▶ AIM OF THE TASK
Repeat all of the material below exactly as written, images excluded.

[Code that draws figures]
* * *

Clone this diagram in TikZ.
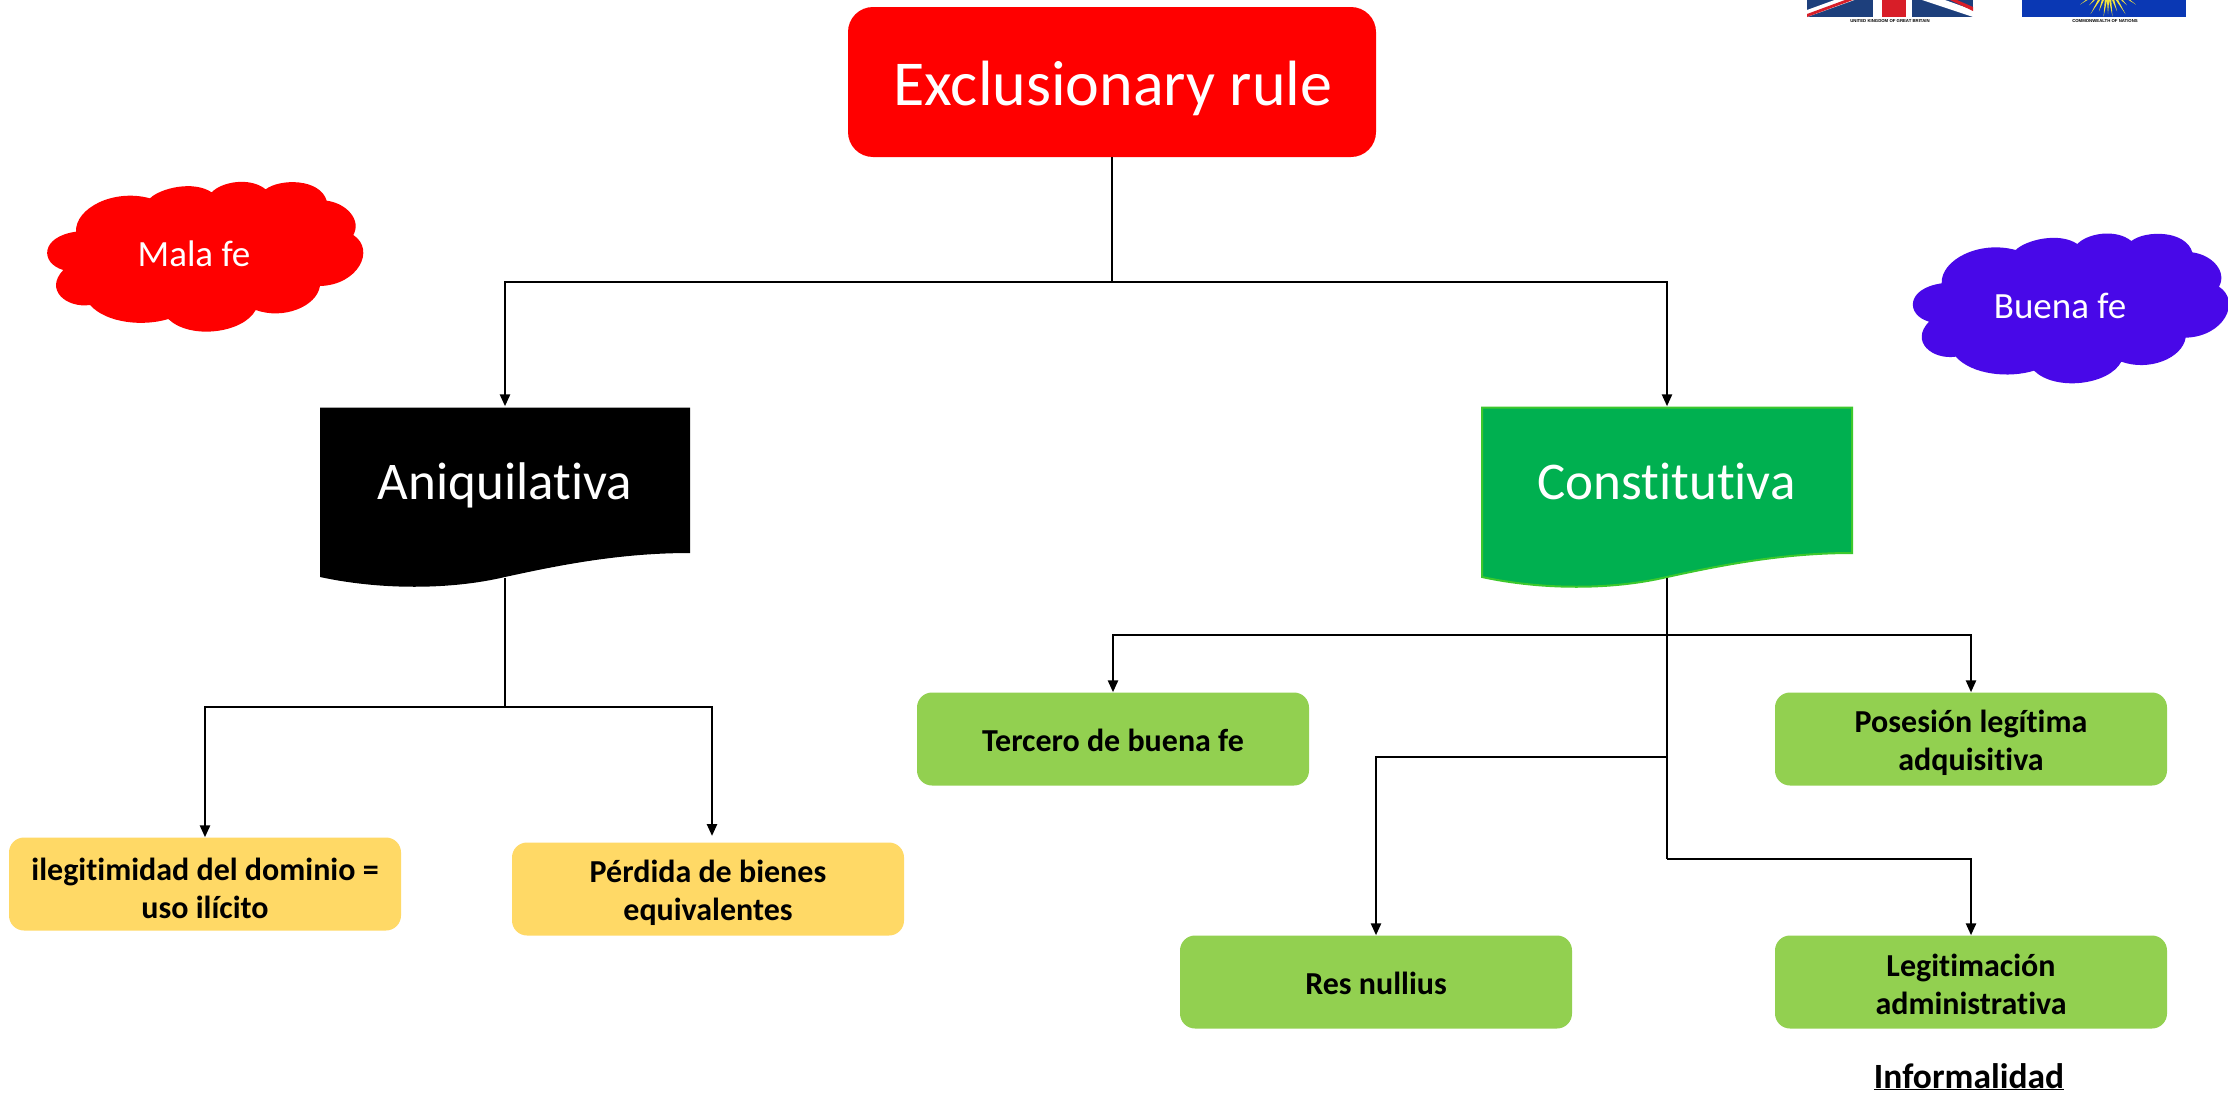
\documentclass[tikz,border=0pt]{standalone}
\usepackage{fontspec}
\setmainfont{Carlito}[Ligatures=NoCommon]
\newfontfamily\capfont{Liberation Sans}
\usetikzlibrary{arrows.meta}
\definecolor{cRed}{HTML}{FF0000}
\definecolor{cGreen}{HTML}{00B050}
\definecolor{cGreenEdge}{HTML}{3CC82C}
\definecolor{cLime}{HTML}{92D050}
\definecolor{cGold}{HTML}{FFD966}
\definecolor{cViolet}{HTML}{4808E8}
\definecolor{cNavy}{HTML}{1D3F7C}
\definecolor{cFlagRed}{HTML}{D81E28}
\definecolor{cFlagBlue}{HTML}{0A38B4}
\definecolor{cRay}{HTML}{F2E23C}
\tikzset{
  x=1pt,y=-1pt,
  conn/.style={line width=2.5pt,black},
  arr/.style={conn,-{Triangle[length=12pt,width=10pt]}},
  limebox/.style={fill=cLime,rounded corners=15pt,minimum width=392pt,minimum height=93pt,inner sep=0pt},
  goldbox/.style={limebox,fill=cGold},
  boxtext/.style={inner sep=0pt,align=center,yshift=-4pt,font=\fontsize{32}{38}\selectfont\bfseries},
  docshape/.style={minimum width=372pt,minimum height=171pt,inner sep=0pt},
  doclabel/.style={anchor=base,text=white,inner sep=0pt,font=\fontsize{53}{60}\selectfont},
  cloudlabel/.style={anchor=base,text=white,inner sep=0pt,font=\fontsize{37}{44}\selectfont},
  flagcap/.style={anchor=base,inner sep=0pt,font=\capfont\fontsize{4.3}{5}\selectfont\bfseries},
}
\newcommand{\cloudpath}{
  (76,81.67) .. controls (75,58.33) and (113.33,38.33) .. (150,48.33)
  .. controls (160,38.33) and (193.33,30) .. (211.67,42.33)
  .. controls (221.67,31.67) and (250,26.67) .. (265.67,39.33)
  .. controls (280,28.33) and (320,28.33) .. (326.67,50.67)
  .. controls (346.67,53.33) and (361.67,70) .. (353.33,85)
  .. controls (376,100) and (358,135) .. (320,136)
  .. controls (316.67,156.67) and (283.33,170) .. (255.67,160)
  .. controls (243.33,183.33) and (190,190) .. (168.33,169)
  .. controls (143.33,176.67) and (106.67,173.33) .. (90,155)
  .. controls (66.67,158.33) and (44,140) .. (63.33,120)
  .. controls (40,113.33) and (40,86.67) .. (76,81.67) -- cycle
}
\begin{document}
\begin{tikzpicture}
\clip (0,0) rectangle (2228,1095);
\fill[white] (0,0) rectangle (2228,1095);

% flags, cut by the top edge
\begin{scope}
  \clip (1807,0) rectangle (1973,17);
  \fill[cNavy] (1807,0) rectangle (1973,17);
  \fill[white] (1807,10) -- (1840,-2) -- (1860,-2) -- (1807,17) -- cycle;
  \fill[cFlagRed] (1807,14) -- (1845,0) -- (1853,0) -- (1807,17) -- cycle;
  \fill[white] (1922,0) -- (1945,0) -- (1973,10) -- (1973,17) -- cycle;
  \fill[cFlagRed] (1950,0) -- (1957,0) -- (1973,7) -- (1973,11) -- cycle;
  \fill[white] (1873,0) rectangle (1912,17);
  \fill[cFlagRed] (1882,0) rectangle (1906,17);
\end{scope}
\begin{scope}
  \clip (2022,0) rectangle (2186,17);
  \fill[cFlagBlue] (2022,0) rectangle (2186,17);
  \begin{scope}[shift={(2108,-15)}]
    \foreach \a/\rr in {35/34,47/28,59/34,71/28,82/32,90/29,98/32,109/28,121/34,133/28,145/34}{
      \fill[cRay] (\a-5:14) -- (\a+5:14) -- (\a:\rr) -- cycle;
    }
  \end{scope}
\end{scope}
\node[flagcap] (capuk) at (1890,22.5) {UNITED KINGDOM OF GREAT BRITAIN};
\node[flagcap] (capcw) at (2105,22.5) {COMMONWEALTH OF NATIONS};

% clouds
\begin{scope}[shift={(0,150)}]
  \fill[cRed] \cloudpath;
\end{scope}
\node[cloudlabel] (mala) at (194,266) {Mala fe};
\begin{scope}[shift={(1865.67,201.67)}]
  \fill[cViolet] \cloudpath;
\end{scope}
\node[cloudlabel] (buena) at (2060,318) {Buena fe};

% top box
\node[fill=cRed,rounded corners=25pt,minimum width=528pt,minimum height=150pt,inner sep=0pt] (excl) at (1112,82) {};
\node[doclabel,font=\fontsize{64}{70}\selectfont] (exclt) at (1113,105.5) {Exclusionary rule};

% document shapes
\node[docshape] (ani) at (505,492) {};
\fill[black] (320,407.5) -- (690,407.5) -- (690,553) .. controls (620,553) and (560,565) .. (505,577)
  .. controls (450,590) and (380,590) .. (320,577) -- cycle;
\node[doclabel] (anit) at (505,499.5) {Aniquilativa};
\node[docshape] (con) at (1667,492) {};
\draw[line width=2pt,draw=cGreenEdge,fill=cGreen] (1482,407.5) -- (1852,407.5) -- (1852,553) .. controls (1783,553) and (1722,565) .. (1667,577)
  .. controls (1612,590) and (1542,590) .. (1482,577) -- cycle;
\node[doclabel] (cont) at (1666.5,499.5) {Constitutiva};

% leaves
\node[goldbox] (ileg) at (205,884) {};
\node[boxtext] (ilegt) at (ileg) {ilegitimidad del dominio =\\uso ilícito};
\node[goldbox] (perd) at (708,889) {};
\node[boxtext] (perdt) at (perd) {Pérdida de bienes\\equivalentes};
\node[limebox] (terc) at (1113,739) {};
\node[boxtext,yshift=2.5pt] (terct) at (terc) {Tercero de buena fe};
\node[limebox] (pose) at (1971,739) {};
\node[boxtext] (poset) at (pose) {Posesión legítima\\adquisitiva};
\node[limebox] (res)  at (1376,982) {};
\node[boxtext,yshift=3pt] (rest) at (res) {Res nullius};
\node[limebox] (legi) at (1971,982) {};
\node[boxtext,yshift=2pt] (legit) at (legi) {Legitimación\\administrativa};
\node[anchor=base,inner sep=0pt,font=\fontsize{35.5}{42}\selectfont\bfseries] (info) at (1969,1088) {\underline{Informalidad}};

% connectors
\coordinate (j1) at (1112,282);
\draw[conn] (excl.south) -- (j1);
\draw[arr] (j1) -| (ani.north);
\draw[arr] (j1) -| (con.north);

\coordinate (j2) at (505,707);
\coordinate (perdtop) at (712,836);
\draw[conn] (ani.south) -- (j2);
\draw[arr] (j2) -| (ileg.north);
\draw[arr] (j2) -| (perdtop);

\coordinate (j3) at (1667,635);
\coordinate (j4) at (1667,757);
\coordinate (j5) at (1667,859);
\draw[conn] (con.south) -- (j5);
\draw[arr] (j3) -| (terc.north);
\draw[arr] (j3) -| (pose.north);
\draw[arr] (j4) -| (res.north);
\draw[arr] (j5) -| (legi.north);
\end{tikzpicture}
\end{document}
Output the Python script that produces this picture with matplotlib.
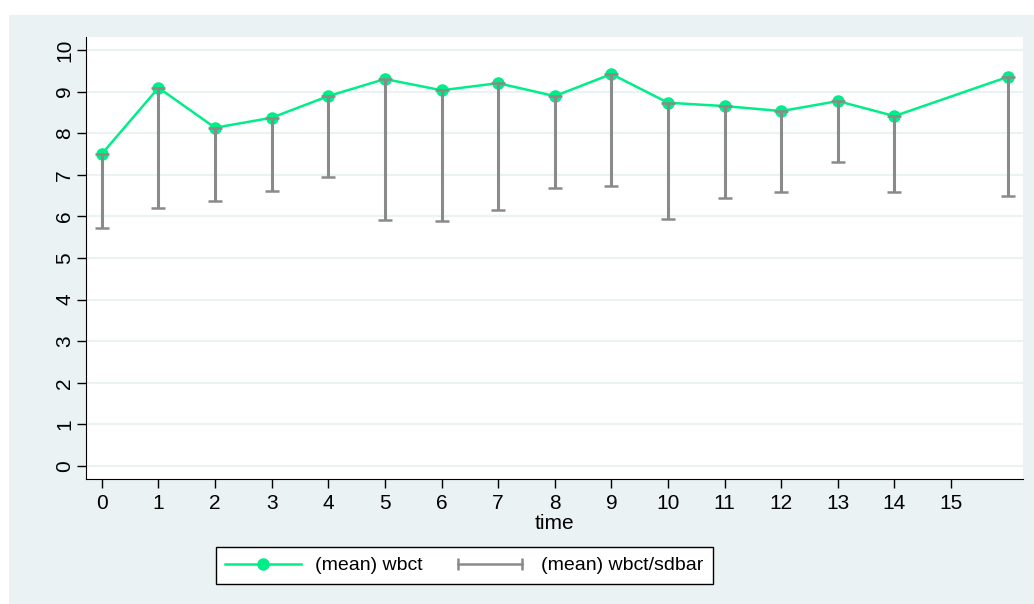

* * *

▶ WRITTEN SOLUTION
Clone this diagram in TikZ.
\documentclass[tikz,border=0pt]{standalone}
\usepackage{fontspec}
\setmainfont{Carlito}[Ligatures=NoCommon]
\newfontfamily\capfont{Liberation Sans}
\usetikzlibrary{arrows.meta}
\definecolor{cRed}{HTML}{FF0000}
\definecolor{cGreen}{HTML}{00B050}
\definecolor{cGreenEdge}{HTML}{3CC82C}
\definecolor{cLime}{HTML}{92D050}
\definecolor{cGold}{HTML}{FFD966}
\definecolor{cViolet}{HTML}{4808E8}
\definecolor{cNavy}{HTML}{1D3F7C}
\definecolor{cFlagRed}{HTML}{D81E28}
\definecolor{cFlagBlue}{HTML}{0A38B4}
\definecolor{cRay}{HTML}{F2E23C}
\tikzset{
  x=1pt,y=-1pt,
  conn/.style={line width=2.5pt,black},
  arr/.style={conn,-{Triangle[length=12pt,width=10pt]}},
  limebox/.style={fill=cLime,rounded corners=15pt,minimum width=392pt,minimum height=93pt,inner sep=0pt},
  goldbox/.style={limebox,fill=cGold},
  boxtext/.style={inner sep=0pt,align=center,yshift=-4pt,font=\fontsize{32}{38}\selectfont\bfseries},
  docshape/.style={minimum width=372pt,minimum height=171pt,inner sep=0pt},
  doclabel/.style={anchor=base,text=white,inner sep=0pt,font=\fontsize{53}{60}\selectfont},
  cloudlabel/.style={anchor=base,text=white,inner sep=0pt,font=\fontsize{37}{44}\selectfont},
  flagcap/.style={anchor=base,inner sep=0pt,font=\capfont\fontsize{4.3}{5}\selectfont\bfseries},
}
\newcommand{\cloudpath}{
  (76,81.67) .. controls (75,58.33) and (113.33,38.33) .. (150,48.33)
  .. controls (160,38.33) and (193.33,30) .. (211.67,42.33)
  .. controls (221.67,31.67) and (250,26.67) .. (265.67,39.33)
  .. controls (280,28.33) and (320,28.33) .. (326.67,50.67)
  .. controls (346.67,53.33) and (361.67,70) .. (353.33,85)
  .. controls (376,100) and (358,135) .. (320,136)
  .. controls (316.67,156.67) and (283.33,170) .. (255.67,160)
  .. controls (243.33,183.33) and (190,190) .. (168.33,169)
  .. controls (143.33,176.67) and (106.67,173.33) .. (90,155)
  .. controls (66.67,158.33) and (44,140) .. (63.33,120)
  .. controls (40,113.33) and (40,86.67) .. (76,81.67) -- cycle
}
\begin{document}
\begin{tikzpicture}
\clip (0,0) rectangle (2228,1095);
\fill[white] (0,0) rectangle (2228,1095);

% flags, cut by the top edge
\begin{scope}
  \clip (1807,0) rectangle (1973,17);
  \fill[cNavy] (1807,0) rectangle (1973,17);
  \fill[white] (1807,10) -- (1840,-2) -- (1860,-2) -- (1807,17) -- cycle;
  \fill[cFlagRed] (1807,14) -- (1845,0) -- (1853,0) -- (1807,17) -- cycle;
  \fill[white] (1922,0) -- (1945,0) -- (1973,10) -- (1973,17) -- cycle;
  \fill[cFlagRed] (1950,0) -- (1957,0) -- (1973,7) -- (1973,11) -- cycle;
  \fill[white] (1873,0) rectangle (1912,17);
  \fill[cFlagRed] (1882,0) rectangle (1906,17);
\end{scope}
\begin{scope}
  \clip (2022,0) rectangle (2186,17);
  \fill[cFlagBlue] (2022,0) rectangle (2186,17);
  \begin{scope}[shift={(2108,-15)}]
    \foreach \a/\rr in {35/34,47/28,59/34,71/28,82/32,90/29,98/32,109/28,121/34,133/28,145/34}{
      \fill[cRay] (\a-5:14) -- (\a+5:14) -- (\a:\rr) -- cycle;
    }
  \end{scope}
\end{scope}
\node[flagcap] (capuk) at (1890,22.5) {UNITED KINGDOM OF GREAT BRITAIN};
\node[flagcap] (capcw) at (2105,22.5) {COMMONWEALTH OF NATIONS};

% clouds
\begin{scope}[shift={(0,150)}]
  \fill[cRed] \cloudpath;
\end{scope}
\node[cloudlabel] (mala) at (194,266) {Mala fe};
\begin{scope}[shift={(1865.67,201.67)}]
  \fill[cViolet] \cloudpath;
\end{scope}
\node[cloudlabel] (buena) at (2060,318) {Buena fe};

% top box
\node[fill=cRed,rounded corners=25pt,minimum width=528pt,minimum height=150pt,inner sep=0pt] (excl) at (1112,82) {};
\node[doclabel,font=\fontsize{64}{70}\selectfont] (exclt) at (1113,105.5) {Exclusionary rule};

% document shapes
\node[docshape] (ani) at (505,492) {};
\fill[black] (320,407.5) -- (690,407.5) -- (690,553) .. controls (620,553) and (560,565) .. (505,577)
  .. controls (450,590) and (380,590) .. (320,577) -- cycle;
\node[doclabel] (anit) at (505,499.5) {Aniquilativa};
\node[docshape] (con) at (1667,492) {};
\draw[line width=2pt,draw=cGreenEdge,fill=cGreen] (1482,407.5) -- (1852,407.5) -- (1852,553) .. controls (1783,553) and (1722,565) .. (1667,577)
  .. controls (1612,590) and (1542,590) .. (1482,577) -- cycle;
\node[doclabel] (cont) at (1666.5,499.5) {Constitutiva};

% leaves
\node[goldbox] (ileg) at (205,884) {};
\node[boxtext] (ilegt) at (ileg) {ilegitimidad del dominio =\\uso ilícito};
\node[goldbox] (perd) at (708,889) {};
\node[boxtext] (perdt) at (perd) {Pérdida de bienes\\equivalentes};
\node[limebox] (terc) at (1113,739) {};
\node[boxtext,yshift=2.5pt] (terct) at (terc) {Tercero de buena fe};
\node[limebox] (pose) at (1971,739) {};
\node[boxtext] (poset) at (pose) {Posesión legítima\\adquisitiva};
\node[limebox] (res)  at (1376,982) {};
\node[boxtext,yshift=3pt] (rest) at (res) {Res nullius};
\node[limebox] (legi) at (1971,982) {};
\node[boxtext,yshift=2pt] (legit) at (legi) {Legitimación\\administrativa};
\node[anchor=base,inner sep=0pt,font=\fontsize{35.5}{42}\selectfont\bfseries] (info) at (1969,1088) {\underline{Informalidad}};

% connectors
\coordinate (j1) at (1112,282);
\draw[conn] (excl.south) -- (j1);
\draw[arr] (j1) -| (ani.north);
\draw[arr] (j1) -| (con.north);

\coordinate (j2) at (505,707);
\coordinate (perdtop) at (712,836);
\draw[conn] (ani.south) -- (j2);
\draw[arr] (j2) -| (ileg.north);
\draw[arr] (j2) -| (perdtop);

\coordinate (j3) at (1667,635);
\coordinate (j4) at (1667,757);
\coordinate (j5) at (1667,859);
\draw[conn] (con.south) -- (j5);
\draw[arr] (j3) -| (terc.north);
\draw[arr] (j3) -| (pose.north);
\draw[arr] (j4) -| (res.north);
\draw[arr] (j5) -| (legi.north);
\end{tikzpicture}
\end{document}
Output the Python script that produces this picture with matplotlib.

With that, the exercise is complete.